--- Listing ---

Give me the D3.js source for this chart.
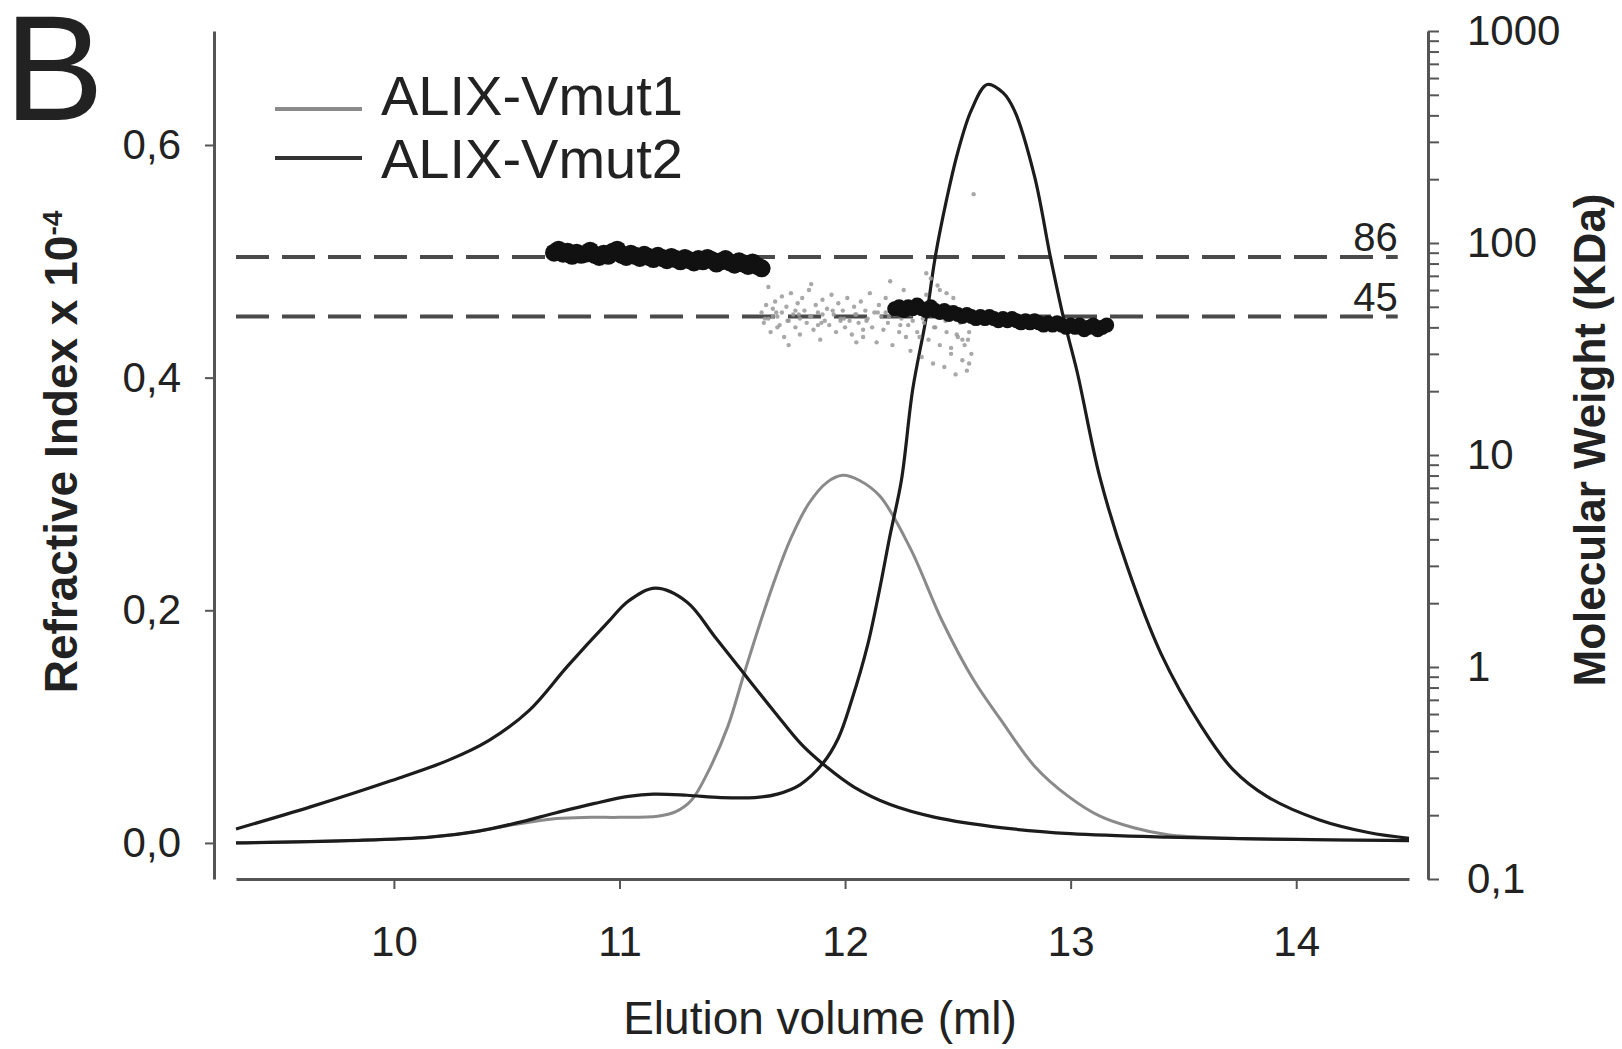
<!DOCTYPE html>
<html>
<head>
<meta charset="utf-8">
<script src="https://cdn.jsdelivr.net/npm/d3@7"></script>
<style>
  html, body { margin: 0; padding: 0; background: #fff; }
  svg { display: block; }
  text { font-family: "Liberation Sans", Arial, Helvetica, sans-serif; fill: #222; }
</style>
</head>
<body>
<svg id="chart" width="1622" height="1049"></svg>
<script>
// ---------------- DATA ----------------
const xTicks = [10, 11, 12, 13, 14];
const yLeftTicks = [0.0, 0.2, 0.4, 0.6];
const yRightMajor = [0.1, 1, 10, 100, 1000];
const legendLabels = ["ALIX-Vmut1", "ALIX-Vmut2"];
const refMW = [86, 45];
const refLabels = ["86", "45"];
const refRange = [9.3, 14.45];

// Refractive index traces (elution volume in ml, RI x 10^-4)
const vmut1X = [9.30, 9.80, 10.16, 10.37, 10.54, 10.72, 10.87, 11.00, 11.17, 11.25, 11.32, 11.39, 11.48, 11.55, 11.62, 11.69, 11.76, 11.84, 11.92, 11.99, 12.06, 12.155, 12.29, 12.43, 12.57, 12.69, 12.84, 12.99, 13.13, 13.28, 13.43, 13.70, 14.00, 14.50];
const vmut1Y = [0.000, 0.002, 0.005, 0.010, 0.016, 0.021, 0.022, 0.022, 0.023, 0.027, 0.037, 0.060, 0.100, 0.144, 0.187, 0.227, 0.262, 0.292, 0.310, 0.316, 0.312, 0.298, 0.253, 0.191, 0.140, 0.106, 0.066, 0.040, 0.023, 0.013, 0.007, 0.004, 0.003, 0.002];

const vmut2aX = [9.30, 9.63, 9.98, 10.24, 10.42, 10.60, 10.77, 10.95, 11.04, 11.16, 11.30, 11.42, 11.55, 11.69, 11.81, 11.92, 12.04, 12.20, 12.40, 12.70, 13.00, 13.43, 14.00, 14.50];
const vmut2aY = [0.012, 0.031, 0.053, 0.071, 0.088, 0.114, 0.152, 0.190, 0.208, 0.219, 0.207, 0.178, 0.146, 0.112, 0.084, 0.065, 0.048, 0.033, 0.022, 0.013, 0.008, 0.005, 0.003, 0.002];

const vmut2bX = [9.30, 9.80, 10.16, 10.37, 10.54, 10.72, 10.89, 11.04, 11.15, 11.30, 11.45, 11.60, 11.70, 11.80, 11.90, 11.97, 12.03, 12.10, 12.15, 12.20, 12.25, 12.30, 12.36, 12.40, 12.45, 12.50, 12.56, 12.63, 12.70, 12.75, 12.84, 12.91, 12.97, 13.03, 13.13, 13.25, 13.40, 13.58, 13.72, 13.87, 14.10, 14.32, 14.50];
const vmut2bY = [0.000, 0.002, 0.005, 0.010, 0.017, 0.026, 0.034, 0.040, 0.042, 0.041, 0.039, 0.039, 0.042, 0.050, 0.068, 0.090, 0.123, 0.170, 0.215, 0.265, 0.312, 0.390, 0.452, 0.504, 0.553, 0.594, 0.630, 0.652, 0.645, 0.630, 0.573, 0.504, 0.450, 0.404, 0.314, 0.238, 0.163, 0.100, 0.063, 0.040, 0.020, 0.009, 0.004];

// Molecular weight points (ml, KDa)
const mwVmut1X = [11.63,11.64,11.65,11.66,11.67,11.68,11.69,11.70,11.71,11.72,11.72,11.73,11.74,11.75,11.76,11.77,11.78,11.79,11.80,11.80,11.81,11.82,11.83,11.84,11.85,11.86,11.87,11.88,11.89,11.90,11.91,11.92,11.93,11.94,11.95,11.96,11.97,11.98,11.99,12.00,12.01,12.02,12.03,12.04,12.05,12.06,12.07,12.08,12.09,12.10,12.11,12.12,12.13,12.14,12.15,12.16,12.17,12.18,12.19,12.20,12.21,12.22,12.23,12.24,12.25,12.26,12.27,12.28,12.29,12.30,12.31,12.32,12.33,12.34,12.35,12.36,12.37,12.38,12.39,12.40,12.41,12.42,12.43,12.44,12.45,12.46,12.47,12.48,12.49,12.50,12.51,12.52,12.53,12.54,12.55,12.56,11.66,11.75,11.85,12.05,12.20,12.36,12.38,12.42,12.45,12.50,12.52,12.55,12.57,11.70,11.90,11.68,11.78,11.88,11.98,12.08,12.18,12.28,12.33,12.47,11.645,11.695,11.745,11.795,11.845,11.895,11.945,11.995,12.045,12.095,12.145,12.195,12.245,12.295,12.345,12.395,12.445,12.495,12.545];
const mwVmut1Y = [47,42,51,44,38,49,53,45,41,56,47,36,50,43,58,46,40,52,44,37,55,48,42,60,45,39,51,47,35,54,43,49,41,57,46,38,52,44,48,40,55,43,37,50,46,42,53,36,48,44,58,40,47,34,51,45,39,55,42,48,33,46,52,38,44,60,36,49,31,43,54,38,47,29,42,57,35,46,27,40,63,33,50,26,38,44,30,55,24,36,42,28,33,25,38,30,62,33,64,34,66,72,68,60,58,48,35,27,170,40,46,45,48,41,43,39,47,41,36,32,44,47,43,46,45,42,48,44,46,43,47,45,41,46,44,40,43,37,35];

const mwVmut2aX = [10.71,10.73,10.75,10.77,10.79,10.81,10.83,10.85,10.87,10.89,10.91,10.93,10.95,10.97,10.99,11.01,11.03,11.05,11.07,11.09,11.11,11.13,11.15,11.17,11.19,11.21,11.23,11.25,11.27,11.29,11.31,11.33,11.35,11.37,11.39,11.41,11.43,11.45,11.47,11.49,11.51,11.53,11.55,11.57,11.59,11.61,11.63];
const mwVmut2aY = [90,93,89,91,87,90,88,89,92,88,86,89,87,91,93,88,86,89,87,85,88,86,84,87,85,83,86,84,82,85,83,81,84,82,85,83,80,82,84,81,79,82,80,78,81,78,76];

const mwVmut2bX = [12.22,12.24,12.26,12.28,12.30,12.32,12.34,12.36,12.38,12.40,12.42,12.44,12.46,12.48,12.50,12.52,12.54,12.56,12.58,12.60,12.62,12.64,12.66,12.68,12.70,12.72,12.74,12.76,12.78,12.80,12.82,12.84,12.86,12.88,12.90,12.92,12.94,12.96,12.98,13.00,13.02,13.04,13.06,13.08,13.10,13.12,13.14,13.16];
const mwVmut2bY = [49,50,48,50,49,51,49,48,50,48,47,48,46,47,46,45,46,45,44,45,44,45,44,43,44,43,44,43,42,43,42,43,42,41,42,41,42,41,40,41,40,41,39,40,41,39,40,41];

// ---------------- CHART ----------------
const svg = d3.select("#chart");
svg.append("rect").attr("width", 1622).attr("height", 1049).attr("fill", "#fff");

const x = d3.scaleLinear().domain([9.3, 14.5]).range([236, 1409]);
const yL = d3.scaleLinear().domain([-0.031, 0.698]).range([879, 31]);
const yR = d3.scaleLog().domain([0.1, 1000]).range([879, 31]);

const axisColor = "#555";
const fmtComma = d => String(d).replace(".", ",");

// x axis
const gx = svg.append("g").attr("transform", "translate(0,879)")
  .call(d3.axisBottom(x).tickValues(xTicks).tickSize(10).tickPadding(37).tickSizeOuter(0).tickFormat(d3.format("d")));
// left axis
const gyl = svg.append("g").attr("transform", "translate(214,0)")
  .call(d3.axisLeft(yL).tickValues(yLeftTicks).tickSize(9).tickPadding(24).tickSizeOuter(0)
    .tickFormat(d => d.toFixed(1).replace(".", ",")));
// right axis (log)
const gyr = svg.append("g").attr("transform", "translate(1428,0)")
  .call(d3.axisRight(yR).tickValues(yR.ticks()).tickSize(11).tickPadding(28).tickSizeOuter(0)
    .tickFormat(d => yRightMajor.some(m => Math.abs(m - d) < 1e-9) ? fmtComma(d) : ""));

[gx, gyl, gyr].forEach(g => {
  g.select(".domain").attr("stroke", axisColor).attr("stroke-width", 3);
  g.selectAll(".tick line").attr("stroke", axisColor).attr("stroke-width", 2);
  g.selectAll(".tick text").attr("font-size", 42).attr("fill", "#222")
    .attr("font-family", "'Liberation Sans', Arial, sans-serif");
});

// reference dashed lines
refMW.forEach((v, i) => {
  svg.append("line")
    .attr("x1", x(refRange[0])).attr("x2", x(refRange[1]))
    .attr("y1", yR(v)).attr("y2", yR(v))
    .attr("stroke", "#4a4a4a").attr("stroke-width", 4)
    .attr("stroke-dasharray", "33,13");
  svg.append("text")
    .attr("x", x(refRange[1])).attr("y", yR(v) - 6)
    .attr("text-anchor", "end").attr("font-size", 40).attr("fill", "#333")
    .text(refLabels[i]);
});

// RI curves
const line = d3.line().x(d => x(d[0])).y(d => yL(d[1])).curve(d3.curveCatmullRom.alpha(0.5));
const zip = (a, b) => a.map((v, i) => [v, b[i]]);

svg.append("path").datum(zip(vmut1X, vmut1Y)).attr("d", line)
  .attr("fill", "none").attr("stroke", "#8a8a8a").attr("stroke-width", 3);
svg.append("path").datum(zip(vmut2aX, vmut2aY)).attr("d", line)
  .attr("fill", "none").attr("stroke", "#1c1c1c").attr("stroke-width", 3.2);
svg.append("path").datum(zip(vmut2bX, vmut2bY)).attr("d", line)
  .attr("fill", "none").attr("stroke", "#1c1c1c").attr("stroke-width", 3.2);

// MW points
svg.append("g").selectAll("circle").data(zip(mwVmut1X, mwVmut1Y)).join("circle")
  .attr("cx", d => x(d[0])).attr("cy", d => yR(d[1])).attr("r", 2.2)
  .attr("fill", "#999").attr("opacity", 0.85);
svg.append("g").selectAll("circle").data(zip(mwVmut2aX, mwVmut2aY)).join("circle")
  .attr("cx", d => x(d[0])).attr("cy", d => yR(d[1])).attr("r", 9)
  .attr("fill", "#111");
svg.append("g").selectAll("circle").data(zip(mwVmut2bX, mwVmut2bY)).join("circle")
  .attr("cx", d => x(d[0])).attr("cy", d => yR(d[1])).attr("r", 7.5)
  .attr("fill", "#111");

// legend
const legendColors = ["#8a8a8a", "#333"];
const legendLineY = [109, 158];
const legendTextY = [115, 178];
legendLabels.forEach((lab, i) => {
  svg.append("line").attr("x1", 275).attr("x2", 362)
    .attr("y1", legendLineY[i]).attr("y2", legendLineY[i])
    .attr("stroke", legendColors[i]).attr("stroke-width", 4);
  svg.append("text").attr("x", 381).attr("y", legendTextY[i])
    .attr("font-size", 56).attr("fill", "#1a1a1a").text(lab);
});

// axis titles
svg.append("text")
  .attr("transform", "translate(820,1034)")
  .attr("text-anchor", "middle").attr("font-size", 46).attr("fill", "#333")
  .text("Elution volume (ml)");

const lt = svg.append("text")
  .attr("transform", "translate(77,452) rotate(-90)")
  .attr("text-anchor", "middle").attr("font-size", 46).attr("font-weight", "bold").attr("fill", "#222");
lt.append("tspan").text("Refractive Index x 10");
lt.append("tspan").attr("dy", "-0.55em").attr("font-size", 28).text("-4");

svg.append("text")
  .attr("transform", "translate(1605,440) rotate(-90)")
  .attr("text-anchor", "middle").attr("font-size", 44).attr("font-weight", "bold").attr("fill", "#222")
  .text("Molecular Weight (KDa)");

// panel letter
svg.append("text").attr("x", 4).attr("y", 120)
  .attr("font-size", 150).attr("fill", "#000").text("B");
</script>
</body>
</html>
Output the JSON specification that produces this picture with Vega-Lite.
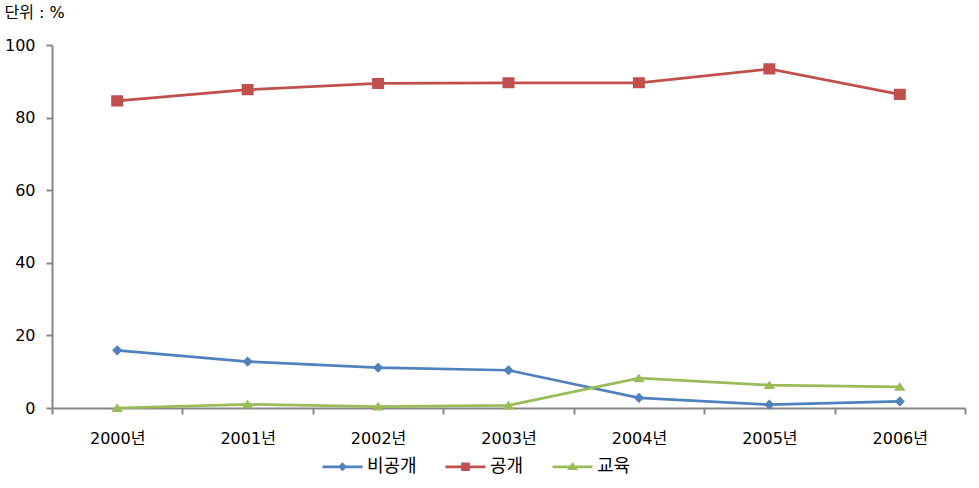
{
  "$schema": "https://vega.github.io/schema/vega-lite/v6.json",
  "width": 913,
  "height": 363,
  "autosize": "none",
  "padding": {"left": 52, "top": 45, "right": 14, "bottom": 80},
  "background": "white",
  "config": {
    "view": {"stroke": null},
    "font": "DejaVu Sans, Noto Sans CJK KR"
  },
  "data": {
    "values": [
      {"year": "2000년", "series": "비공개", "value": 15.9},
      {"year": "2001년", "series": "비공개", "value": 12.8},
      {"year": "2002년", "series": "비공개", "value": 11.1},
      {"year": "2003년", "series": "비공개", "value": 10.4},
      {"year": "2004년", "series": "비공개", "value": 2.8},
      {"year": "2005년", "series": "비공개", "value": 0.9},
      {"year": "2006년", "series": "비공개", "value": 1.8},
      {"year": "2000년", "series": "공개", "value": 84.6},
      {"year": "2001년", "series": "공개", "value": 87.7},
      {"year": "2002년", "series": "공개", "value": 89.4},
      {"year": "2003년", "series": "공개", "value": 89.6},
      {"year": "2004년", "series": "공개", "value": 89.6},
      {"year": "2005년", "series": "공개", "value": 93.4},
      {"year": "2006년", "series": "공개", "value": 86.4},
      {"year": "2000년", "series": "교육", "value": 0.0},
      {"year": "2001년", "series": "교육", "value": 1.0},
      {"year": "2002년", "series": "교육", "value": 0.4},
      {"year": "2003년", "series": "교육", "value": 0.7},
      {"year": "2004년", "series": "교육", "value": 8.2},
      {"year": "2005년", "series": "교육", "value": 6.3},
      {"year": "2006년", "series": "교육", "value": 5.8}
    ]
  },
  "encoding": {
    "x": {
      "field": "year",
      "type": "ordinal",
      "sort": null,
      "scale": {"type": "band", "paddingInner": 0, "paddingOuter": 0},
      "axis": {
        "title": null,
        "labelAngle": 0,
        "tickBand": "extent",
        "domainColor": "#868686",
        "domainWidth": 2,
        "tickColor": "#868686",
        "tickWidth": 2,
        "tickSize": 6,
        "labelFontSize": 16,
        "labelColor": "#000000",
        "labelPadding": 16
      }
    },
    "y": {
      "field": "value",
      "type": "quantitative",
      "scale": {"domain": [0, 100], "nice": false},
      "axis": {
        "values": [0, 20, 40, 60, 80, 100],
        "grid": false,
        "domainColor": "#868686",
        "domainWidth": 2,
        "tickColor": "#868686",
        "tickWidth": 2,
        "tickSize": 6,
        "labelFontSize": 16,
        "labelColor": "#000000",
        "labelPadding": 11,
        "title": "단위 : %",
        "titleAngle": 0,
        "titleX": -48,
        "titleY": -33,
        "titleAlign": "left",
        "titleBaseline": "middle",
        "titleFontSize": 16,
        "titleFontWeight": "normal",
        "titleColor": "#000000"
      }
    },
    "color": {
      "field": "series",
      "type": "nominal",
      "scale": {
        "domain": ["비공개", "공개", "교육"],
        "range": ["#4F81BD", "#C0504D", "#9BBB59"]
      },
      "legend": {
        "title": null,
        "orient": "none",
        "legendX": 269,
        "legendY": 400,
        "direction": "horizontal",
        "padding": 0,
        "symbolSize": 1600,
        "symbolStrokeWidth": 2.75,
        "labelFont": "Noto Sans CJK KR",
        "labelFontSize": 18,
        "labelColor": "#000000",
        "labelOffset": 3,
        "columnPadding": 23
      }
    }
  },
  "layer": [
    {"mark": {"type": "line", "strokeWidth": 2.75}},
    {
      "mark": {"type": "point", "filled": true, "opacity": 1, "size": 6400},
      "encoding": {
        "shape": {
          "field": "series",
          "type": "nominal",
          "scale": {
            "domain": ["비공개", "공개", "교육"],
            "range": [
              "M-1,0L1,0M0,-0.128L0.128,0L0,0.128L-0.128,0Z",
              "M-1,0L1,0M-0.15,-0.14L0.15,-0.14L0.15,0.14L-0.15,0.14Z",
              "M-1,0L1,0M0,-0.118L0.145,0.098L-0.145,0.098Z"
            ]
          }
        }
      }
    }
  ]
}
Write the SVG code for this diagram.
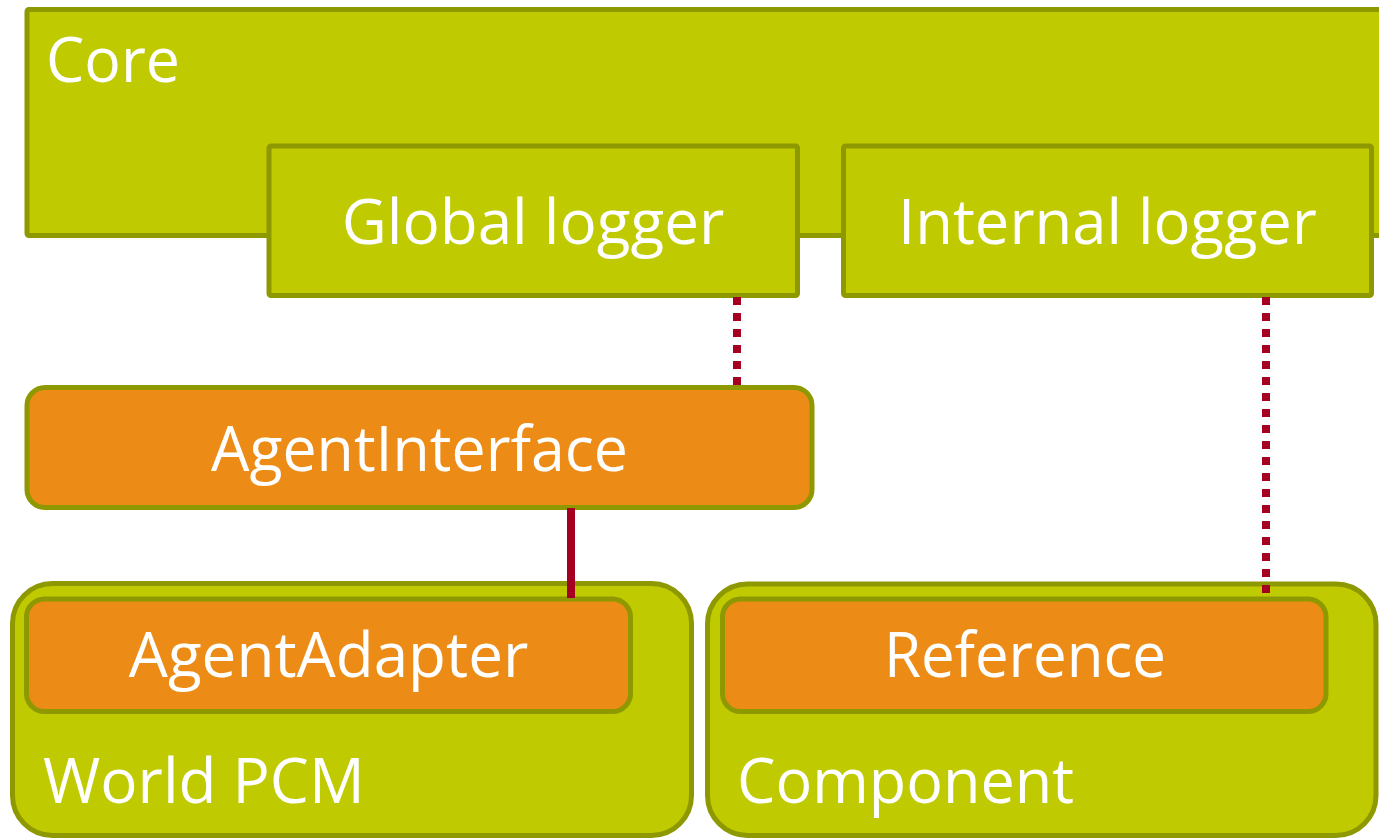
<svg xmlns="http://www.w3.org/2000/svg" width="1379" height="839" viewBox="0 0 1379 839">
  <style>
    .box { fill: #BFCA00; stroke: #8E9800; stroke-width: 5; }
    .agent { fill: #EC8C17; stroke: #8E9800; stroke-width: 5; }
    .lbl { font-family: "Open Sans", "Noto Sans", "DejaVu Sans", sans-serif; font-size: 62px; fill: #FFFFFF; }
    .mid { text-anchor: middle; }
    .link { stroke: #A50021; stroke-width: 8; fill: none; }
    .dots { stroke-dasharray: 8 8; }
  </style>
  <rect x="0" y="0" width="1379" height="839" fill="#FFFFFF"/>

  <g id="core">
    <rect class="box" x="27" y="9.5" width="1372" height="226" rx="2"/>
    <text class="lbl" x="46" y="82" textLength="134" lengthAdjust="spacingAndGlyphs">Core</text>
  </g>

  <g id="global-logger">
    <rect class="box" x="269" y="146" width="528.5" height="149.5" rx="2"/>
    <text class="lbl mid" x="533" y="244">Global logger</text>
  </g>

  <g id="internal-logger">
    <rect class="box" x="843.5" y="146" width="528" height="149.5" rx="2"/>
    <text class="lbl mid" x="1107.5" y="244" textLength="419" lengthAdjust="spacingAndGlyphs">Internal logger</text>
  </g>

  <g id="agent-interface">
    <rect class="agent" x="27" y="387.5" width="785" height="120" rx="18"/>
    <text class="lbl mid" x="419.5" y="471" textLength="417" lengthAdjust="spacingAndGlyphs">AgentInterface</text>
  </g>

  <g id="world-pcm">
    <rect class="box" x="12.5" y="583.5" width="679" height="252" rx="40"/>
    <text class="lbl" x="43" y="803">World PCM</text>
  </g>

  <g id="agent-adapter">
    <rect class="agent" x="26.5" y="599" width="604" height="112.5" rx="18"/>
    <text class="lbl mid" x="328.5" y="677">AgentAdapter</text>
  </g>

  <g id="component">
    <rect class="box" x="707.5" y="584" width="668.5" height="251.5" rx="40"/>
    <text class="lbl" x="737" y="803" textLength="337" lengthAdjust="spacingAndGlyphs">Component</text>
  </g>

  <g id="reference">
    <rect class="agent" x="722.5" y="599" width="603.5" height="112.5" rx="18"/>
    <text class="lbl mid" x="1025" y="677" textLength="282" lengthAdjust="spacingAndGlyphs">Reference</text>
  </g>

  <g id="connectors">
    <line class="link dots" x1="737" y1="297" x2="737" y2="385"/>
    <line class="link dots" x1="1266" y1="297" x2="1266" y2="593"/>
    <line class="link" x1="571" y1="508" x2="571" y2="598"/>
  </g>
</svg>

---

Repeat, word for word and with no pictures, only the lines running from the beginning of the data to the line that contains "const refRange = [9.3, 14.45];".

Give me the D3.js source for this chart.
<!DOCTYPE html>
<html>
<head>
<meta charset="utf-8">
<script src="https://cdn.jsdelivr.net/npm/d3@7"></script>
<style>
  html, body { margin: 0; padding: 0; background: #fff; }
  svg { display: block; }
  text { font-family: "Liberation Sans", Arial, Helvetica, sans-serif; fill: #222; }
</style>
</head>
<body>
<svg id="chart" width="1622" height="1049"></svg>
<script>
// ---------------- DATA ----------------
const xTicks = [10, 11, 12, 13, 14];
const yLeftTicks = [0.0, 0.2, 0.4, 0.6];
const yRightMajor = [0.1, 1, 10, 100, 1000];
const legendLabels = ["ALIX-Vmut1", "ALIX-Vmut2"];
const refMW = [86, 45];
const refLabels = ["86", "45"];
const refRange = [9.3, 14.45];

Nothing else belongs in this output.